Task directions> Your task is to retype the lines from the opening of the material through the line that includes "60, 70, 80];". Do not copy the pictures.

Source excerpt>
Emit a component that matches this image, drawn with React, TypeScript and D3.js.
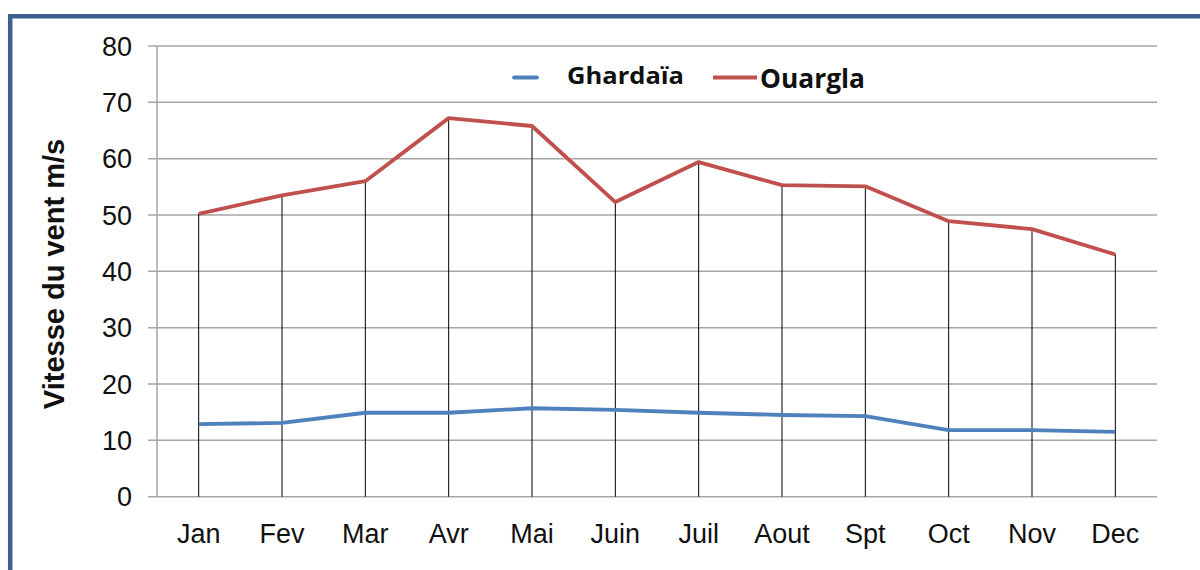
import React from "react";
import * as d3 from "d3";

const months = ["Jan", "Fev", "Mar", "Avr", "Mai", "Juin", "Juil", "Aout", "Spt", "Oct", "Nov", "Dec"];
const ghardaia = [12.9, 13.1, 14.9, 14.9, 15.7, 15.4, 14.9, 14.5, 14.3, 11.8, 11.8, 11.5];
const ouargla = [50.2, 53.5, 56.0, 67.2, 65.8, 52.3, 59.4, 55.3, 55.1, 48.9, 47.5, 43.0];
const yTicks = [0, 10, 20, 30, 40, 50, 60, 70, 80];

export default function App() {
  const W = 1200, H = 570;
  const left = 157, right = 1157, top = 46, bottom = 496.7;
  const x = d3.scaleBand<string>().domain(months).range([left, right]);
  const y = d3.scaleLinear().domain([0, 80]).range([bottom, top]);
  const cx = (m: string) => (x(m) as number) + x.bandwidth() / 2;
  const line = d3.line<number>().x((_, i) => cx(months[i])).y((d) => y(d));
  const font = "Arial, 'Liberation Sans', sans-serif";
  const lfont = "'Open Sans', Lato, sans-serif";
  return (
    <svg width={W} height={H} style={{ position: "absolute", left: 0, top: 0, background: "#fff" }}>
      <rect x={0} y={0} width={W} height={H} fill="#fff" />
      {/* frame */}
      <line x1={8} x2={W} y1={16.3} y2={16.3} stroke="#3d5f8e" strokeWidth={4.5} />
      <line x1={10.2} x2={10.2} y1={14} y2={H} stroke="#3d5f8e" strokeWidth={4.5} />
      {/* gridlines */}
      {yTicks.map((t) => (
        <g key={t}>
          <line x1={148} x2={right} y1={y(t)} y2={y(t)} stroke="#a6a6a6" strokeWidth={1.5} />
          <text x={132} y={y(t)} dy="0.36em" textAnchor="end" fontFamily={font} fontSize={27} fill="#111">{t}</text>
        </g>
      ))}
      <line x1={left} x2={left} y1={top} y2={bottom} stroke="#a6a6a6" strokeWidth={1.5} />
      {/* drop lines */}
      {months.map((m, i) => (
        <line key={m} x1={cx(m)} x2={cx(m)} y1={y(Math.max(ouargla[i], ghardaia[i]))} y2={bottom} stroke="#000" strokeWidth={1} />
      ))}
      {months.map((m) => (
        <text key={m} x={cx(m)} y={543} textAnchor="middle" fontFamily={font} fontSize={27} fill="#111">{m}</text>
      ))}
      <path d={line(ghardaia) || ""} fill="none" stroke="#4f81bd" strokeWidth={3.8} strokeLinejoin="round" />
      <path d={line(ouargla) || ""} fill="none" stroke="#c0504d" strokeWidth={3.8} strokeLinejoin="round" />
      {/* y title */}
      <text transform={`translate(64,274) rotate(-90)`} textAnchor="middle" fontFamily={font} fontWeight="bold" fontSize={29} fill="#111">Vitesse du vent m/s</text>
      {/* legend */}
      <line x1={514} x2={537} y1={77.5} y2={77.5} stroke="#4f81bd" strokeWidth={3.8} strokeLinecap="round" />
      <text x={567} y={84} textLength={117} lengthAdjust="spacingAndGlyphs" fontFamily={lfont} fontWeight="bold" fontSize={24} fill="#111">Ghardaïa</text>
      <line x1={713} x2={757} y1={77.5} y2={77.5} stroke="#c0504d" strokeWidth={3.8} />
      <text x={760} y={88} textLength={105} lengthAdjust="spacingAndGlyphs" fontFamily={lfont} fontWeight="bold" fontSize={27} fill="#111">Ouargla</text>
    </svg>
  );
}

Final answer>
Emit a component that matches this image, drawn with React, TypeScript and D3.js.
import React from "react";
import * as d3 from "d3";

const months = ["Jan", "Fev", "Mar", "Avr", "Mai", "Juin", "Juil", "Aout", "Spt", "Oct", "Nov", "Dec"];
const ghardaia = [12.9, 13.1, 14.9, 14.9, 15.7, 15.4, 14.9, 14.5, 14.3, 11.8, 11.8, 11.5];
const ouargla = [50.2, 53.5, 56.0, 67.2, 65.8, 52.3, 59.4, 55.3, 55.1, 48.9, 47.5, 43.0];
const yTicks = [0, 10, 20, 30, 40, 50, 60, 70, 80];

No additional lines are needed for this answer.